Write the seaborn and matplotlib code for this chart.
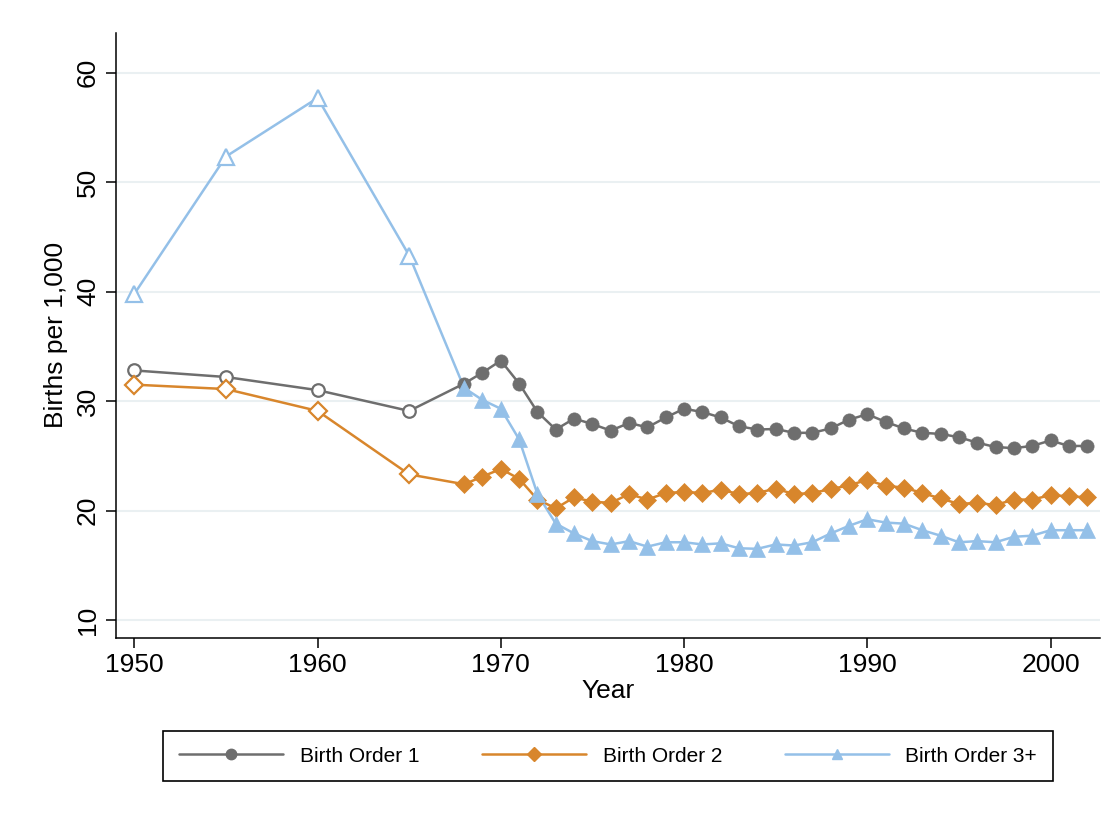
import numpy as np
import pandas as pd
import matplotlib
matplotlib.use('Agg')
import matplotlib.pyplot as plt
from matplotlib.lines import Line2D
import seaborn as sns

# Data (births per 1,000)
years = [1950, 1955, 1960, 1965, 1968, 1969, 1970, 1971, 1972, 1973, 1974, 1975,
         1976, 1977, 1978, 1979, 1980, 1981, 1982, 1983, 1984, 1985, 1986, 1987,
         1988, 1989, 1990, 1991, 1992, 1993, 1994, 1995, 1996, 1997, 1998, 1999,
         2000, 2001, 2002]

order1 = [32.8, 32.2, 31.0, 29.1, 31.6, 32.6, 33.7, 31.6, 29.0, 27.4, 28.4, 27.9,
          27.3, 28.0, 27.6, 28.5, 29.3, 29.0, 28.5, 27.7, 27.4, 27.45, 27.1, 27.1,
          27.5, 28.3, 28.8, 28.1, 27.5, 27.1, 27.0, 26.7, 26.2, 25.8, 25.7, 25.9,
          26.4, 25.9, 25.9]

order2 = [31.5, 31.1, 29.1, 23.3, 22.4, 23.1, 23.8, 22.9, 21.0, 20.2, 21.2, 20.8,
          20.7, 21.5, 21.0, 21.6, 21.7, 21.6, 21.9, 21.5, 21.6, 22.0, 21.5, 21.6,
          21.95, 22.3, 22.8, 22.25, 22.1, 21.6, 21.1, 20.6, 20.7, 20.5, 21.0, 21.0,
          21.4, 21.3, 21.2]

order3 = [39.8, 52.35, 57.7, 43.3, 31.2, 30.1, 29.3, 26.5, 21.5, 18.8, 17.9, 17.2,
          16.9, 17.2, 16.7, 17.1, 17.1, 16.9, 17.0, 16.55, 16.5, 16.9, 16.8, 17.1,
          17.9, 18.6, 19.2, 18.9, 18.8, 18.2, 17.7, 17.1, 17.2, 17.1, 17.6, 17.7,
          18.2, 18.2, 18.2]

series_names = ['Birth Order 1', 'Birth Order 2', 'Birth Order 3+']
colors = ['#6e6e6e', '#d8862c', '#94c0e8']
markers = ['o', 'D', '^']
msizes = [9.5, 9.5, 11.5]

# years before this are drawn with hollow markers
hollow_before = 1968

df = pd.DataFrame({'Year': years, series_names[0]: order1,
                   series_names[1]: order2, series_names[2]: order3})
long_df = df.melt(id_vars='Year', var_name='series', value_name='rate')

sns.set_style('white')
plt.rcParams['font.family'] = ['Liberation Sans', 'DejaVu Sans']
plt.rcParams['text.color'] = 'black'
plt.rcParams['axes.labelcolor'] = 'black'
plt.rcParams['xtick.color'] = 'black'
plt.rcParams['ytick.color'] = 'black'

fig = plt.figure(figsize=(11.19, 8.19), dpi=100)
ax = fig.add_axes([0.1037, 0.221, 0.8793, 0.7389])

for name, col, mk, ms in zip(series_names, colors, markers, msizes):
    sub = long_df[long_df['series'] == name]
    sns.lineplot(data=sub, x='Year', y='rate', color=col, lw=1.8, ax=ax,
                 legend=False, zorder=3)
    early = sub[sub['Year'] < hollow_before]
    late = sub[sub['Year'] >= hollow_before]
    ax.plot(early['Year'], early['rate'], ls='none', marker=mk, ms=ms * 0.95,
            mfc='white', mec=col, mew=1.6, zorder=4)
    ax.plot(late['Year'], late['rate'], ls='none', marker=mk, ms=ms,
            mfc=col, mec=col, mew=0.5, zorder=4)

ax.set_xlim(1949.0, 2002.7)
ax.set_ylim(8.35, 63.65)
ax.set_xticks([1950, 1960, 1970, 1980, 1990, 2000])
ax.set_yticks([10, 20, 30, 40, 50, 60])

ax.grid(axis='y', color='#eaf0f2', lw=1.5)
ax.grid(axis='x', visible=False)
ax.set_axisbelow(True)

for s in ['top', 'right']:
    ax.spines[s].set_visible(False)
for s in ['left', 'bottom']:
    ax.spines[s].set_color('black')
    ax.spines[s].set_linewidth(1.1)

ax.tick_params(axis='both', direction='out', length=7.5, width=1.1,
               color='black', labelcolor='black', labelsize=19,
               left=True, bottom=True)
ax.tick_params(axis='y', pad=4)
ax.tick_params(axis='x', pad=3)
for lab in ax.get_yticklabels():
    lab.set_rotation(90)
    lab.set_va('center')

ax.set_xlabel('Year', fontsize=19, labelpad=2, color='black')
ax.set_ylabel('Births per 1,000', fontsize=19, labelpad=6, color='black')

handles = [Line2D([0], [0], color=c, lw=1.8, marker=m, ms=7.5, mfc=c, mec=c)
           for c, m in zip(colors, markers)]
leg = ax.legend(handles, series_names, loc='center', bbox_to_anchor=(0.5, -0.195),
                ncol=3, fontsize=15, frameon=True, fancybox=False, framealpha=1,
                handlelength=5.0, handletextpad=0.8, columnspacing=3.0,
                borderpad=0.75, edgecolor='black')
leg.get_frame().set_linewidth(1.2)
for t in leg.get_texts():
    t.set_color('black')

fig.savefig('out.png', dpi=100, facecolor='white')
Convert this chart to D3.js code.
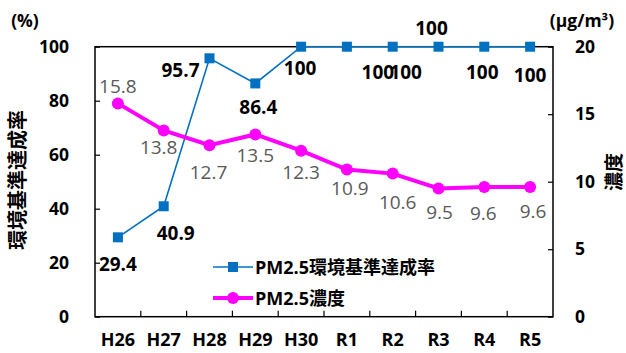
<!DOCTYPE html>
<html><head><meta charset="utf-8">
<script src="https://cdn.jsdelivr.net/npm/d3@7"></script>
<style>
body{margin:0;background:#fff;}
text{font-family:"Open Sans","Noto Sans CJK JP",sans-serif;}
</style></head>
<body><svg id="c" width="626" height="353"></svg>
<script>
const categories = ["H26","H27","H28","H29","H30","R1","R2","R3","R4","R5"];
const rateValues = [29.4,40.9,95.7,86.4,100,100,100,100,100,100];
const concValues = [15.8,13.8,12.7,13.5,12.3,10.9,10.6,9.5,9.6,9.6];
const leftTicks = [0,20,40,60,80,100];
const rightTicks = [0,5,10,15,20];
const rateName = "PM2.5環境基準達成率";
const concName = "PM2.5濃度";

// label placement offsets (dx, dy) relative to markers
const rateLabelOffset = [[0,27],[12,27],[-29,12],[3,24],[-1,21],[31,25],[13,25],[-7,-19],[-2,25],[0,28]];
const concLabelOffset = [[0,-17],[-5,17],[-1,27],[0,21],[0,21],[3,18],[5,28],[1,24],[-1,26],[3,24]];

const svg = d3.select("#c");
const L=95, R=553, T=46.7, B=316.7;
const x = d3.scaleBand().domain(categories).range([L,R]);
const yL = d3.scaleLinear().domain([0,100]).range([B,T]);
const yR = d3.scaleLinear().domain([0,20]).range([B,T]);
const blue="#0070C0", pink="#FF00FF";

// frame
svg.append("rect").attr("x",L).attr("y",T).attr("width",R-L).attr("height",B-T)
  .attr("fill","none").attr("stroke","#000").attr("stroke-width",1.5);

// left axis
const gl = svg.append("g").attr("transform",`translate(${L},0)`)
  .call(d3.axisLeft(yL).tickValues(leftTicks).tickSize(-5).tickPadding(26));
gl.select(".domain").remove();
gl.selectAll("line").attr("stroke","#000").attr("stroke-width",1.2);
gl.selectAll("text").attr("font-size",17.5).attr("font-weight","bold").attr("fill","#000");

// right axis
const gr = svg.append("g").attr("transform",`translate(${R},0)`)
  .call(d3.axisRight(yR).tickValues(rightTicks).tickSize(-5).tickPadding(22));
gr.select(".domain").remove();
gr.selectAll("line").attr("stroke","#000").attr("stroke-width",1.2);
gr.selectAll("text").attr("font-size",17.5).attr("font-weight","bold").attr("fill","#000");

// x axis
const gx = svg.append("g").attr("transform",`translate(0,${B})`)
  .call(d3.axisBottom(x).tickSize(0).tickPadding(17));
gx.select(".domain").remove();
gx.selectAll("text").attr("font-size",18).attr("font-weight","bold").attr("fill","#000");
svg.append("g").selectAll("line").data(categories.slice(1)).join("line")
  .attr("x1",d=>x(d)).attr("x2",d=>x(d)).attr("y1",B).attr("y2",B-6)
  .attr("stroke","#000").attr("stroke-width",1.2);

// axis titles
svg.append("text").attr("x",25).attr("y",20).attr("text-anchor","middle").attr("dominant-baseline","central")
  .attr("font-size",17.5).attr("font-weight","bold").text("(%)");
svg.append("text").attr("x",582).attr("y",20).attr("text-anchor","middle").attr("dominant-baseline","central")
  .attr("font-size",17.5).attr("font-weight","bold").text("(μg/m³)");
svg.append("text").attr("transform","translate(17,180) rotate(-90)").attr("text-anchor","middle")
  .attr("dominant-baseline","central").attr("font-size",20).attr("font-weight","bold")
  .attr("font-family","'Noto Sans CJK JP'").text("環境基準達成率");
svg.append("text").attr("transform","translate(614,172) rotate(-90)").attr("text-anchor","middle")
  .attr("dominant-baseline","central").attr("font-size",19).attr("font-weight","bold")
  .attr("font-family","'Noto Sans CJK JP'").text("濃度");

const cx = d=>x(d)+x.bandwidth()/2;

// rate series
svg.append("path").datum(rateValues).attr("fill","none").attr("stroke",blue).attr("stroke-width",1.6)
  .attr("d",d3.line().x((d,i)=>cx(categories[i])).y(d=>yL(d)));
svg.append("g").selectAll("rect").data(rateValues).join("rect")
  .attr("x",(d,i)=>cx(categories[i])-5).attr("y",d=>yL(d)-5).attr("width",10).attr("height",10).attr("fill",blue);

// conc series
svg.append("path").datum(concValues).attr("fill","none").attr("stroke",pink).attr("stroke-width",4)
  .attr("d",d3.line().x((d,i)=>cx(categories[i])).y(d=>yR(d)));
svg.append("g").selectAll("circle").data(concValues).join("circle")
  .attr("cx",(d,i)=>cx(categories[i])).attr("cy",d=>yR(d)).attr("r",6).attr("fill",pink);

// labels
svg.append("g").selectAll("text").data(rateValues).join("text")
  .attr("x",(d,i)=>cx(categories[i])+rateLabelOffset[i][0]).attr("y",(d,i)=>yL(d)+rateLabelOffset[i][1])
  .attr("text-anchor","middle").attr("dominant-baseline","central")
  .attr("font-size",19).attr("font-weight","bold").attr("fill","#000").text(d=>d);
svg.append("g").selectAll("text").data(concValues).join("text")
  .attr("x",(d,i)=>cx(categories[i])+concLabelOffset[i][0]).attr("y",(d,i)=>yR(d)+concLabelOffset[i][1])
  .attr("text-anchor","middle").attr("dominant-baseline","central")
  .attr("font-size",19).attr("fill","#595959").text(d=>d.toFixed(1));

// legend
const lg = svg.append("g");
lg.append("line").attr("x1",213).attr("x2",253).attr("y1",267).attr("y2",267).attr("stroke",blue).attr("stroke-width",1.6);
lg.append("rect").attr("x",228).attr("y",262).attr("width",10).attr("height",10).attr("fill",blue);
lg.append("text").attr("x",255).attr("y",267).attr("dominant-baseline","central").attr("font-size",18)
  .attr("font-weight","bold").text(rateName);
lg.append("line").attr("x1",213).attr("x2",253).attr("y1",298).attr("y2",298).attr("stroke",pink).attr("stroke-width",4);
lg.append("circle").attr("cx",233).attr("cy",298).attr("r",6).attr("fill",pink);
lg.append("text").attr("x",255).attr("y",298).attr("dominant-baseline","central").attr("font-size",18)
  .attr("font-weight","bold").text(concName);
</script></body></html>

------

EXERCISE PROMPT:
Write out again, exactly, the lines from the start of the listing up to the line containing "plt.rcParams['ytick.color'] = 'black'", with both ends and without pictures.

EXERCISE OUTPUT:
Write the seaborn and matplotlib code for this chart.
import numpy as np
import pandas as pd
import matplotlib
matplotlib.use('Agg')
import matplotlib.pyplot as plt
from matplotlib.lines import Line2D
import seaborn as sns

# Data (births per 1,000)
years = [1950, 1955, 1960, 1965, 1968, 1969, 1970, 1971, 1972, 1973, 1974, 1975,
         1976, 1977, 1978, 1979, 1980, 1981, 1982, 1983, 1984, 1985, 1986, 1987,
         1988, 1989, 1990, 1991, 1992, 1993, 1994, 1995, 1996, 1997, 1998, 1999,
         2000, 2001, 2002]

order1 = [32.8, 32.2, 31.0, 29.1, 31.6, 32.6, 33.7, 31.6, 29.0, 27.4, 28.4, 27.9,
          27.3, 28.0, 27.6, 28.5, 29.3, 29.0, 28.5, 27.7, 27.4, 27.45, 27.1, 27.1,
          27.5, 28.3, 28.8, 28.1, 27.5, 27.1, 27.0, 26.7, 26.2, 25.8, 25.7, 25.9,
          26.4, 25.9, 25.9]

order2 = [31.5, 31.1, 29.1, 23.3, 22.4, 23.1, 23.8, 22.9, 21.0, 20.2, 21.2, 20.8,
          20.7, 21.5, 21.0, 21.6, 21.7, 21.6, 21.9, 21.5, 21.6, 22.0, 21.5, 21.6,
          21.95, 22.3, 22.8, 22.25, 22.1, 21.6, 21.1, 20.6, 20.7, 20.5, 21.0, 21.0,
          21.4, 21.3, 21.2]

order3 = [39.8, 52.35, 57.7, 43.3, 31.2, 30.1, 29.3, 26.5, 21.5, 18.8, 17.9, 17.2,
          16.9, 17.2, 16.7, 17.1, 17.1, 16.9, 17.0, 16.55, 16.5, 16.9, 16.8, 17.1,
          17.9, 18.6, 19.2, 18.9, 18.8, 18.2, 17.7, 17.1, 17.2, 17.1, 17.6, 17.7,
          18.2, 18.2, 18.2]

series_names = ['Birth Order 1', 'Birth Order 2', 'Birth Order 3+']
colors = ['#6e6e6e', '#d8862c', '#94c0e8']
markers = ['o', 'D', '^']
msizes = [9.5, 9.5, 11.5]

# years before this are drawn with hollow markers
hollow_before = 1968

df = pd.DataFrame({'Year': years, series_names[0]: order1,
                   series_names[1]: order2, series_names[2]: order3})
long_df = df.melt(id_vars='Year', var_name='series', value_name='rate')

sns.set_style('white')
plt.rcParams['font.family'] = ['Liberation Sans', 'DejaVu Sans']
plt.rcParams['text.color'] = 'black'
plt.rcParams['axes.labelcolor'] = 'black'
plt.rcParams['xtick.color'] = 'black'
plt.rcParams['ytick.color'] = 'black'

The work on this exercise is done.